# drive a GTO get nice stuff



## crustysack (Oct 5, 2008)

Heres a story for you
I am dropping my son off at the beach and as I am bringing his stuff down I see a semi familiar face claiming that it is his 50th birthday and he is trying to catch 50 waves. He say he heard about my car and I say its right there, and since its you bday I'll take you for a ride. He is absolutely stoked and we go for a ride and about a mile into it I pull over and ask him if he would like to drive.
"Are you sure??" he asks. Happy birthday I say. So he drives it and LOVES it ( of course) and when we get back to the beach he can not thank me enough. He then asks if I like polo and I'm like sure. Turns out he is a player for the Newport team and will give me tickets for the next match. So me and the wife go and it is a tail gating festival- I mean these guys out do some football games I've been to. So the night is winding down and most of the people are gone but we have hooked up with the people with the bonfire and tons of food. I then see a couple walking across the polo field to the last car parked on the tailgating side. An Aston Martin Vantage in bright silver, I walk over and tell the guy " Man this is a beautiful car" he thanks me , I then point out my car and tell him its mine. He perks right up "mind if I check it out"
"not at all " we go over and I let him sit in it and he loves it-"this is sweet, awesome, nice job" cant say enough good things about it. 
So I walk him back to his car and say " yeah its nice , but not Aston Martin nice"
he replies-"would you like to drive it"
"yup" without hesitation I reply
his girlfriend is in the car waiting for him- he leans in and says "Andrea, this guy is gonna take you for a ride"
Not only does he give me his $100k + car but throws the chick in to boot-
I cant believe it
After figuring out the push button shift set up we roll out of the polo field and as I get to the main road I ask" so how does he drive this thing?,pretty aggressive ?
"nah, he drives it like an old man"
"oh yeah???" I reply " then hold on"
MASH the peddle to the floor, and after 3 quick paddle shifts I'm doing about 93 mph within about 6 seconds
"ooooohhhh" is all that come out of her mouth
I drive about 1 mile down the road and turn around saying, if I get out on the freeway I'm not coming back
bring it back, drop it off, thank him, and he goes on his way.
So if there is a morale to this story I guess it is to let people drive your car and experience the beauty of it- you never know what may come of it.:cheers


----------



## Icefan71 (Apr 7, 2011)

Crusty, would you like to take my wife for a ride in my 94 Camry beater?

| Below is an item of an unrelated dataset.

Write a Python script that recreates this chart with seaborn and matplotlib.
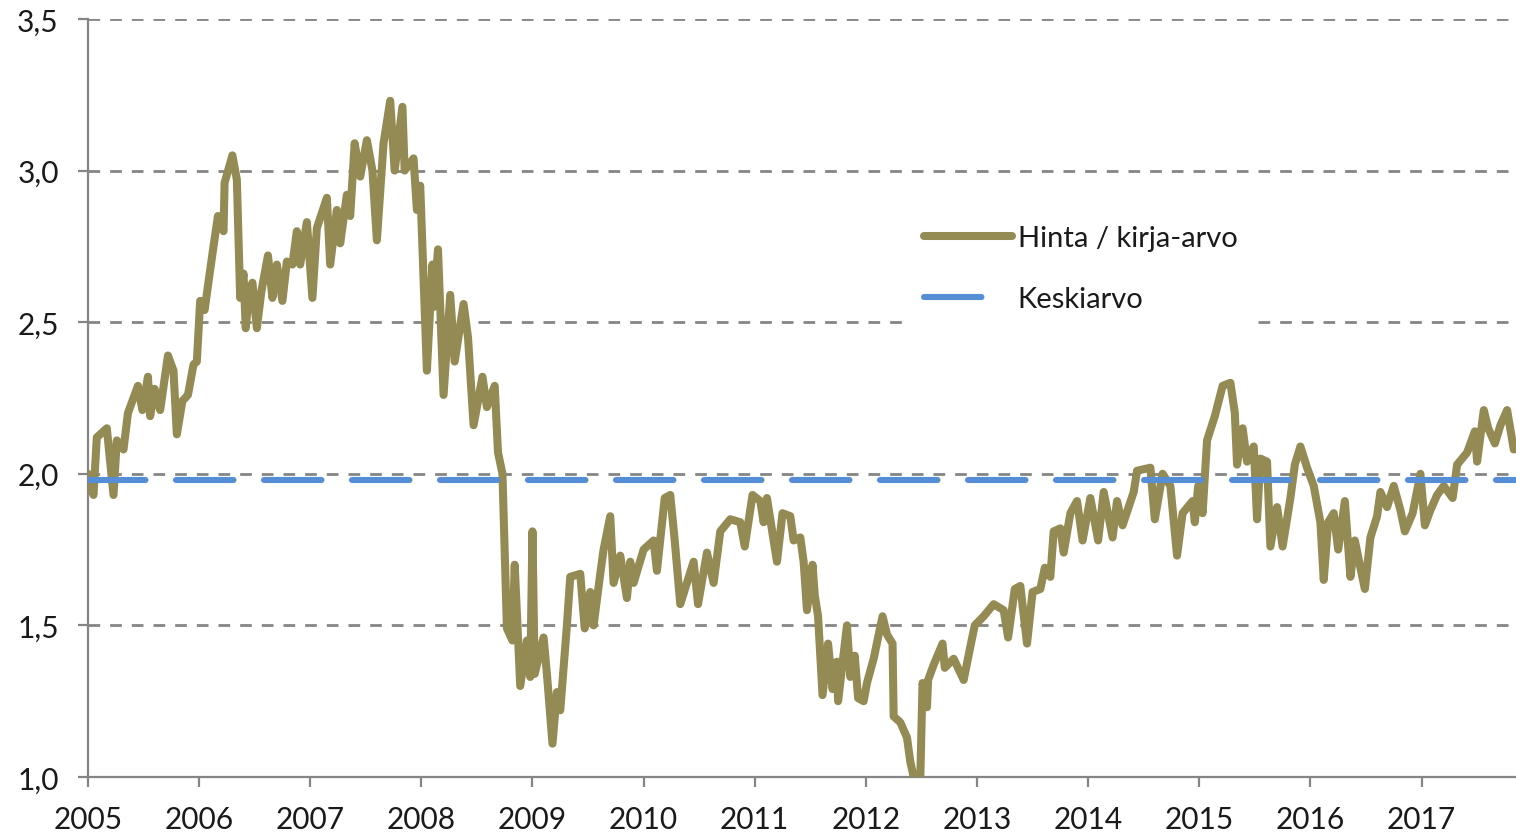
import matplotlib
matplotlib.use("Agg")
import matplotlib.pyplot as plt
import pandas as pd
import seaborn as sns

# Price / book value (decimal years)
dates = [
    2005.00, 2005.05, 2005.08, 2005.17, 2005.23, 2005.26, 2005.32, 2005.36, 2005.45, 2005.49,
    2005.54, 2005.56, 2005.60, 2005.65, 2005.72, 2005.77, 2005.80, 2005.85, 2005.90, 2005.95, 2005.98,
    2006.01, 2006.05, 2006.08, 2006.13, 2006.17, 2006.22, 2006.23, 2006.30, 2006.34, 2006.37,
    2006.40, 2006.42, 2006.45, 2006.48, 2006.52, 2006.56, 2006.62, 2006.66, 2006.70, 2006.75,
    2006.79, 2006.84, 2006.88, 2006.91, 2006.97,
    2007.02, 2007.06, 2007.15, 2007.18, 2007.24, 2007.27, 2007.33, 2007.36, 2007.40, 2007.45,
    2007.51, 2007.56, 2007.60, 2007.66, 2007.72, 2007.76, 2007.83, 2007.85, 2007.93, 2007.96, 2007.99,
    2008.05, 2008.10, 2008.11, 2008.15, 2008.20, 2008.26, 2008.30, 2008.38, 2008.42, 2008.47,
    2008.55, 2008.59, 2008.66, 2008.69, 2008.73, 2008.75, 2008.77, 2008.82, 2008.84, 2008.89,
    2008.95, 2008.98,
    2009.00, 2009.02, 2009.10, 2009.13, 2009.18, 2009.22, 2009.25, 2009.31, 2009.34, 2009.43,
    2009.47, 2009.52, 2009.55, 2009.61, 2009.64, 2009.70, 2009.73, 2009.79, 2009.85, 2009.88, 2009.91,
    2010.00, 2010.09, 2010.12, 2010.19, 2010.24, 2010.28, 2010.33, 2010.45, 2010.49, 2010.57,
    2010.63, 2010.69, 2010.78, 2010.87, 2010.91, 2010.98,
    2011.05, 2011.08, 2011.11, 2011.20, 2011.25, 2011.32, 2011.35, 2011.41, 2011.44, 2011.47,
    2011.52, 2011.54, 2011.57, 2011.61, 2011.66, 2011.70, 2011.74, 2011.75, 2011.83, 2011.86,
    2011.90, 2011.93, 2011.98,
    2012.01, 2012.07, 2012.15, 2012.19, 2012.24, 2012.25, 2012.31, 2012.37, 2012.40, 2012.43,
    2012.49, 2012.51, 2012.55, 2012.56, 2012.61, 2012.69, 2012.71, 2012.79, 2012.88, 2012.94, 2012.98,
    2013.06, 2013.15, 2013.24, 2013.28, 2013.34, 2013.39, 2013.45, 2013.50, 2013.57, 2013.61,
    2013.66, 2013.69, 2013.75, 2013.78, 2013.84, 2013.90, 2013.95,
    2014.02, 2014.09, 2014.14, 2014.22, 2014.26, 2014.31, 2014.41, 2014.44, 2014.56, 2014.60,
    2014.67, 2014.74, 2014.80, 2014.85, 2014.94, 2014.96, 2014.99,
    2015.03, 2015.07, 2015.14, 2015.21, 2015.28, 2015.32, 2015.34, 2015.39, 2015.43, 2015.49,
    2015.52, 2015.55, 2015.61, 2015.64, 2015.70, 2015.75, 2015.82, 2015.86, 2015.91, 2015.97,
    2016.03, 2016.09, 2016.12, 2016.16, 2016.21, 2016.25, 2016.31, 2016.36, 2016.40, 2016.45,
    2016.49, 2016.54, 2016.60, 2016.63, 2016.69, 2016.75, 2016.81, 2016.85, 2016.92, 2016.99,
    2017.03, 2017.08, 2017.14, 2017.20, 2017.28, 2017.32, 2017.41, 2017.48, 2017.50, 2017.56,
    2017.60, 2017.66, 2017.71, 2017.77, 2017.83,
]
ratio = [
    2.00, 1.93, 2.12, 2.15, 1.93, 2.11, 2.08, 2.20, 2.29, 2.21,
    2.32, 2.19, 2.28, 2.21, 2.39, 2.34, 2.13, 2.24, 2.26, 2.36, 2.37,
    2.57, 2.54, 2.62, 2.75, 2.85, 2.80, 2.96, 3.05, 2.97, 2.58,
    2.66, 2.48, 2.60, 2.63, 2.48, 2.60, 2.72, 2.58, 2.69, 2.57,
    2.70, 2.69, 2.80, 2.69, 2.83,
    2.58, 2.81, 2.91, 2.69, 2.87, 2.76, 2.92, 2.85, 3.09, 2.98,
    3.10, 3.00, 2.77, 3.09, 3.23, 3.00, 3.21, 3.00, 3.04, 2.87, 2.95,
    2.34, 2.69, 2.55, 2.74, 2.26, 2.59, 2.37, 2.56, 2.45, 2.16,
    2.32, 2.22, 2.29, 2.07, 2.00, 1.75, 1.49, 1.45, 1.70, 1.30,
    1.45, 1.33,
    1.81, 1.34, 1.46, 1.34, 1.11, 1.28, 1.22, 1.50, 1.66, 1.67,
    1.49, 1.61, 1.50, 1.67, 1.75, 1.86, 1.64, 1.73, 1.59, 1.71, 1.64,
    1.75, 1.78, 1.68, 1.92, 1.93, 1.78, 1.57, 1.71, 1.57, 1.74,
    1.64, 1.81, 1.85, 1.84, 1.76, 1.93,
    1.91, 1.84, 1.92, 1.71, 1.87, 1.86, 1.78, 1.79, 1.71, 1.55,
    1.70, 1.60, 1.53, 1.27, 1.44, 1.29, 1.38, 1.25, 1.50, 1.33,
    1.40, 1.26, 1.25,
    1.31, 1.39, 1.53, 1.47, 1.44, 1.20, 1.18, 1.13, 1.05, 1.00,
    1.00, 1.31, 1.23, 1.32, 1.37, 1.44, 1.36, 1.39, 1.32, 1.43, 1.50,
    1.53, 1.57, 1.55, 1.46, 1.62, 1.63, 1.44, 1.61, 1.62, 1.69,
    1.66, 1.81, 1.82, 1.74, 1.87, 1.91, 1.78,
    1.92, 1.78, 1.94, 1.79, 1.91, 1.83, 1.94, 2.01, 2.02, 1.85,
    2.00, 1.96, 1.73, 1.87, 1.91, 1.84, 1.96,
    1.87, 2.11, 2.19, 2.29, 2.30, 2.20, 2.03, 2.15, 2.04, 2.09,
    1.85, 2.05, 2.04, 1.76, 1.89, 1.76, 1.92, 2.03, 2.09, 2.02,
    1.96, 1.84, 1.65, 1.84, 1.87, 1.75, 1.91, 1.66, 1.78, 1.69,
    1.62, 1.79, 1.86, 1.94, 1.89, 1.96, 1.88, 1.81, 1.87, 2.00,
    1.83, 1.88, 1.93, 1.96, 1.92, 2.03, 2.07, 2.14, 2.04, 2.21,
    2.15, 2.10, 2.16, 2.21, 2.08,
]
mean_value = 1.98
x_range = [2005.0, 2017.85]
year_ticks = list(range(2005, 2018))
y_ticks = [1.0, 1.5, 2.0, 2.5, 3.0, 3.5]

df = pd.DataFrame({"vuosi": dates, "pb": ratio})
mean_df = pd.DataFrame({"vuosi": x_range, "pb": [mean_value, mean_value]})

sns.set_style("white")
plt.rcParams["font.family"] = ["Lato", "DejaVu Sans"]

fig = plt.figure(figsize=(15.16, 8.37), dpi=100)
ax = fig.add_axes([0.058, 0.0705, 0.942, 0.9057])

olive = "#948A54"
blue = "#558ED5"
grid_gray = "#858585"

# horizontal dashed grid
for yv in y_ticks[1:]:
    ax.axhline(yv, color=grid_gray, lw=2.0, dashes=(4.2, 3.6), zorder=1)

sns.lineplot(data=df, x="vuosi", y="pb", ax=ax, color=olive, lw=5.8,
             estimator=None, sort=False, label="Hinta / kirja-arvo", zorder=3,
             solid_joinstyle="round", solid_capstyle="round")
sns.lineplot(data=mean_df, x="vuosi", y="pb", ax=ax, color=blue, lw=4.4,
             estimator=None, label="Keskiarvo", zorder=4,
             dashes=False, linestyle=(0, (9.4, 5.0)), dash_capstyle="round")

ax.set_xlim(*x_range)
ax.set_ylim(1.0, 3.5)
ax.set_xticks(year_ticks)
ax.set_xticklabels([str(y) for y in year_ticks])
ax.set_yticks(y_ticks)
ax.set_yticklabels([f"{v:.1f}".replace(".", ",") for v in y_ticks])
ax.set_xlabel("")
ax.set_ylabel("")

for side in ["top", "right"]:
    ax.spines[side].set_visible(False)
for side in ["left", "bottom"]:
    ax.spines[side].set_color(grid_gray)
    ax.spines[side].set_linewidth(1.6)
    ax.spines[side].set_zorder(2)

ax.tick_params(axis="both", which="major", labelsize=21.5, colors=grid_gray,
               labelcolor="#1a1a1a", length=7, width=1.6, direction="out")
ax.tick_params(axis="y", pad=14)
ax.tick_params(axis="x", pad=13.5)
ax.tick_params(axis="x", bottom=True)
ax.tick_params(axis="y", left=True)

leg = ax.legend(loc="lower left", bbox_to_anchor=(0.5755, 0.594), fontsize=21,
                frameon=True, fancybox=False, handlelength=3.0, handletextpad=0.2,
                labelspacing=1.2, borderpad=0.5, borderaxespad=0.0)
leg.get_frame().set_facecolor("white")
leg.get_frame().set_edgecolor("white")
leg.get_frame().set_alpha(1.0)
leg.set_zorder(5)
for t in leg.get_texts():
    t.set_color("#1a1a1a")

fig.savefig("out.png", dpi=100, facecolor="white")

Slightly dented and no hubcaps... the car that is.


----------



## Falco21 (May 11, 2010)

Man thats my dream car!! Always has been since I was a little kid. And if your talking about the V12 Vantage, your talking over $200k.


----------



## jetstang (Nov 5, 2008)

Or, when life hands you paradise, you turn it down, and just take a sampling of it.. Too cool of a story, was it faster than your car, I doubt it.. ok, 0-93 in 6 is pretty damn quick, I want a ride!! Congrats!


----------



## crustysack (Oct 5, 2008)

That car is definitely faster than my car, but I may have him slightly edged out on style points :cool. Now today I met a guy whom I took for a ride- offered him to drive my car but he declined stating that he wasn't that good at shifting. He in turn offers me to drive his 2011 Cadillac CTS-V when I have some time.( he has a boat at the marina I work at) I tell him I will CERTAINLY take that car for a spin. I can get used to this


----------



## waltcoleman (Jun 21, 2011)

Man, and to think I was stoked when passing a semi-truck in my GTO, I got a honk and a thumbs up. 

Great story Crusty!


----------



## OrbitOrange (Jul 5, 2010)

Awesome stories!


----------



## Eric Animal (Oct 28, 2007)

If it were me, "the guy" would be getting Andrea and the A/M back ...in trade in condition tomorrow morning.......:lol::rofl:arty: (25 years ago anyway!)


----------



## crustysack (Oct 5, 2008)

I dont think it would be even, the condition I would return Andrea and the Aston in. They would have both come back ridden hard and put away wet.:lol:


----------



## likethat (Oct 5, 2007)

crustysack said:


> I dont think it would be even, the condition I would return Andrea and the Aston in. They would have both come back ridden hard and put away wet.:lol:



Nothing Parties like a rental:seeya:


----------



## DukeB-120th (Oct 19, 2009)

Cars really just bring people together, you know? :cheers


----------